Do this:
Copy out every line that contains the word "picture".

########################################

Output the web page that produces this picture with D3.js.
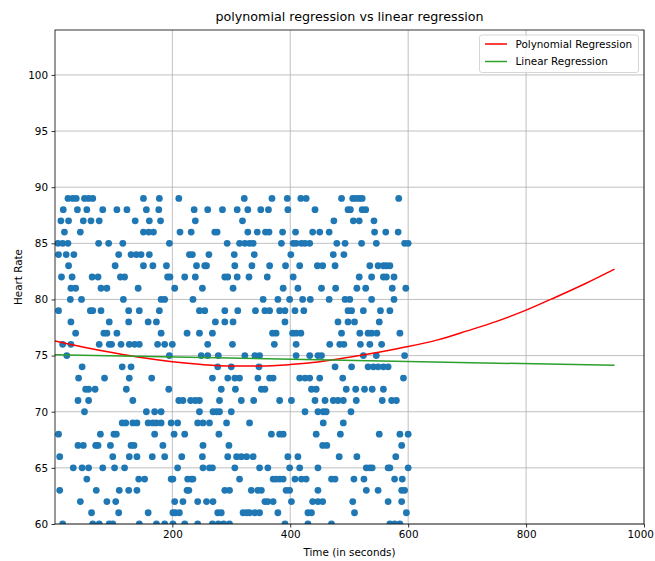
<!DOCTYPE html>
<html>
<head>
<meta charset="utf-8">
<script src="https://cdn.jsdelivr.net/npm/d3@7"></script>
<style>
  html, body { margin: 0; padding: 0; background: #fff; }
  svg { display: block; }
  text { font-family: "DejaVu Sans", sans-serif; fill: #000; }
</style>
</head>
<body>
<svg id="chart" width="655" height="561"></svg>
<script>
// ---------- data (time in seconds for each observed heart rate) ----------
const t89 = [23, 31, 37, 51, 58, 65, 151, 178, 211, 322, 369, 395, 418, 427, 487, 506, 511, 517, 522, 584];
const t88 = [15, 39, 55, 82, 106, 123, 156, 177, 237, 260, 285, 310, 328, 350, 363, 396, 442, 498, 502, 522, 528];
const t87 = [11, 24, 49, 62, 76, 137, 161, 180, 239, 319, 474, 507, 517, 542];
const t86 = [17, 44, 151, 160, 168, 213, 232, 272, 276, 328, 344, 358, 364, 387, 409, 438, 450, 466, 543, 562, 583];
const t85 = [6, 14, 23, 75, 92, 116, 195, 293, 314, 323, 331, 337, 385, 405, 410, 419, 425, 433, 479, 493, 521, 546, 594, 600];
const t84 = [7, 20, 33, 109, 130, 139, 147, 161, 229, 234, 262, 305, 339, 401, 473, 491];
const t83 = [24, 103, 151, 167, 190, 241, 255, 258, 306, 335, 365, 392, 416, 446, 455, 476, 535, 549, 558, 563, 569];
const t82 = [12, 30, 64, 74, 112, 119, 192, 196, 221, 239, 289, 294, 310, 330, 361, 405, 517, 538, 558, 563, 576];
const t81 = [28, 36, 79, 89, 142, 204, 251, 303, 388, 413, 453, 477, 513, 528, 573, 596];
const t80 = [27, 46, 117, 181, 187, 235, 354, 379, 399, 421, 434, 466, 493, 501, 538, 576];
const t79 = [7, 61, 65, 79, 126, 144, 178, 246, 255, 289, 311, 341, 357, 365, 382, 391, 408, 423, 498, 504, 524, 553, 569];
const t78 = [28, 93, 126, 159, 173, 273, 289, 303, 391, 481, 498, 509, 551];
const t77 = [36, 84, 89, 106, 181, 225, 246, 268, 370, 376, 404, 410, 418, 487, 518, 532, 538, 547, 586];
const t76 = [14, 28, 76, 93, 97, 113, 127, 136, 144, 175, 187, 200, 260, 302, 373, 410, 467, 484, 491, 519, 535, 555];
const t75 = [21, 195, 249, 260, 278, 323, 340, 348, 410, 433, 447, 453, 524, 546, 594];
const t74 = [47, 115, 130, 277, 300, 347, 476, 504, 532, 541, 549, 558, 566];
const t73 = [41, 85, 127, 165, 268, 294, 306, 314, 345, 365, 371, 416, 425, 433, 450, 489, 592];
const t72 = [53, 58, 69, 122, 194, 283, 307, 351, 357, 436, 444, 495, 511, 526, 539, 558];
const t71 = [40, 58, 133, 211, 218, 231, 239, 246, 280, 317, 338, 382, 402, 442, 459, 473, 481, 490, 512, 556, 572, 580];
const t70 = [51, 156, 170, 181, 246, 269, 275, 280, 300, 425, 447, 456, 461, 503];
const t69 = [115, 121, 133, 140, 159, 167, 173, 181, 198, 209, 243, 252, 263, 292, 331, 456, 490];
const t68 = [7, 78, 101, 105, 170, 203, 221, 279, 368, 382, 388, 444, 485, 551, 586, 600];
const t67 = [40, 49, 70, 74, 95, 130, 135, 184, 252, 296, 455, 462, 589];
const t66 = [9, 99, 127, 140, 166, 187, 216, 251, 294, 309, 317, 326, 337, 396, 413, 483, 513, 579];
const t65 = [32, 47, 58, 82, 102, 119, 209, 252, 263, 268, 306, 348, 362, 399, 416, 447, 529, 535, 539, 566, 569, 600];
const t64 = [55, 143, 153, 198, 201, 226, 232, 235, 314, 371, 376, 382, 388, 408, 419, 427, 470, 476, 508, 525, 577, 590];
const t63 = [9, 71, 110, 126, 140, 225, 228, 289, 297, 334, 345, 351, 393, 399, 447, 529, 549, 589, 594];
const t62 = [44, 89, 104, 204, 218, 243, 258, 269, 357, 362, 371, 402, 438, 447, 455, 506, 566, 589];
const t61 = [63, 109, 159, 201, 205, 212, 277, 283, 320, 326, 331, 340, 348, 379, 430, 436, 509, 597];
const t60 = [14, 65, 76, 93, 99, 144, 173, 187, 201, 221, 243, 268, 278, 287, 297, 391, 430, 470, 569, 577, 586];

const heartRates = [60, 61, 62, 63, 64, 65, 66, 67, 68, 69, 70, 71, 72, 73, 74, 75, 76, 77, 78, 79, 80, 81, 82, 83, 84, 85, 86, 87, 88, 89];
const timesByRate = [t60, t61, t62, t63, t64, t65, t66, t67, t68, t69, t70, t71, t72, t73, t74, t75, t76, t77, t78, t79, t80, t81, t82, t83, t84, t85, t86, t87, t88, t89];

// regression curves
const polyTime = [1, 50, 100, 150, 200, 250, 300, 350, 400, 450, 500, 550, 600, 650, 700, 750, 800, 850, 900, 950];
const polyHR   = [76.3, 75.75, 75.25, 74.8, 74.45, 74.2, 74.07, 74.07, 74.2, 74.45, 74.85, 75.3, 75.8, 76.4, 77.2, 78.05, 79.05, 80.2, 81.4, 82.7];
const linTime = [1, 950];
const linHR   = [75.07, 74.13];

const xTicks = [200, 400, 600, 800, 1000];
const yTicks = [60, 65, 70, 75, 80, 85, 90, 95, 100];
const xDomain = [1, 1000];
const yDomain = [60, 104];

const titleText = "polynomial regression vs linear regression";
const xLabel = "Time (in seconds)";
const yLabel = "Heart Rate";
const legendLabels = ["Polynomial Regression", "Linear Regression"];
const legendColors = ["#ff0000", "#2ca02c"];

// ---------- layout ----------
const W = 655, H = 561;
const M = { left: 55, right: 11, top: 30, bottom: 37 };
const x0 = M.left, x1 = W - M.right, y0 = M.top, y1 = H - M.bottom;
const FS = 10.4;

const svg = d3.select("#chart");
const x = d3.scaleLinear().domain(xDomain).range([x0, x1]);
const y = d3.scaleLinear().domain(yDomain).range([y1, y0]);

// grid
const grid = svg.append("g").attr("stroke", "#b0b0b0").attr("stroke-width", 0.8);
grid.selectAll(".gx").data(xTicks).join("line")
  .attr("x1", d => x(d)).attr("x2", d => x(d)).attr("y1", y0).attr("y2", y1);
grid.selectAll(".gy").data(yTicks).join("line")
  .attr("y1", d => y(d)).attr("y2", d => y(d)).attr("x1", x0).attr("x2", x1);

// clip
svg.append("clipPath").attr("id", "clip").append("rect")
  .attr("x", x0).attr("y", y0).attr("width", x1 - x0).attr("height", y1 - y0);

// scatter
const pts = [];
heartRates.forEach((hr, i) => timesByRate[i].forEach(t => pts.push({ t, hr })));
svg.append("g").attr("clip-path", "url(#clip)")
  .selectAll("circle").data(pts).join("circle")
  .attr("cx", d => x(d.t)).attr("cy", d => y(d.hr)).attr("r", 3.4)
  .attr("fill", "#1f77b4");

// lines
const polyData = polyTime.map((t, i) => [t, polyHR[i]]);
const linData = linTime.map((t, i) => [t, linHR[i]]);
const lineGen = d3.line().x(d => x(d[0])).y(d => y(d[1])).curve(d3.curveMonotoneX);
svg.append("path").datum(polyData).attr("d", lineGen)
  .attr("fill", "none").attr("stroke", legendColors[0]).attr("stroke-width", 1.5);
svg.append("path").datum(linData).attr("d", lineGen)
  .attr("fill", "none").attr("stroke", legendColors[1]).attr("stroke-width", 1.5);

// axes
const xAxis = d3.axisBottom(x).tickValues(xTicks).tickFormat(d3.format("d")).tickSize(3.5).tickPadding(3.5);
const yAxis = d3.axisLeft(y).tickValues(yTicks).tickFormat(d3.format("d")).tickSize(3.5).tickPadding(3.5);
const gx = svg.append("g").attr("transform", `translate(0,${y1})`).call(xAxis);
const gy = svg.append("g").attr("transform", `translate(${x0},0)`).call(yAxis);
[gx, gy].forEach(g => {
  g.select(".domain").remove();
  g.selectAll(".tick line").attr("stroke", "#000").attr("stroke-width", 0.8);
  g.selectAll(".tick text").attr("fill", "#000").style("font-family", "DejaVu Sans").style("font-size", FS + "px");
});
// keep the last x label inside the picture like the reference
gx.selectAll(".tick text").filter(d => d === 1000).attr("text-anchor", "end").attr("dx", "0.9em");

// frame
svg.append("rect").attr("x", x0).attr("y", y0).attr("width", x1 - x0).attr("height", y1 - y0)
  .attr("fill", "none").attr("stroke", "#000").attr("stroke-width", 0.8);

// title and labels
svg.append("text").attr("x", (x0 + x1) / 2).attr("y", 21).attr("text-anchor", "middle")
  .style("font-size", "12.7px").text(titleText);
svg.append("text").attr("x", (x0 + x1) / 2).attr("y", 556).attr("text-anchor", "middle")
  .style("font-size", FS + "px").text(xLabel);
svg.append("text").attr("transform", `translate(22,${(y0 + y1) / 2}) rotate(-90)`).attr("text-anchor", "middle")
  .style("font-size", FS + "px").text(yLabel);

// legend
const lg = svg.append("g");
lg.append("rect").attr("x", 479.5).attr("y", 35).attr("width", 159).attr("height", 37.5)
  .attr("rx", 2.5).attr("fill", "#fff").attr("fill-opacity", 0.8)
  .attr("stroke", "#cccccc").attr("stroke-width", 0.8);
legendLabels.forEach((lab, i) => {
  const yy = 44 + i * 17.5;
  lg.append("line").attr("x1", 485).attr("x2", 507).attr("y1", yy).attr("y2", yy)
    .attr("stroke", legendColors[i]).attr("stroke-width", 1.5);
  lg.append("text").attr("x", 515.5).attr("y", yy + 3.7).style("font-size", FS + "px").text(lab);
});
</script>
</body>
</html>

########################################

Final result:
Output the web page that produces this picture with D3.js.
// keep the last x label inside the picture like the reference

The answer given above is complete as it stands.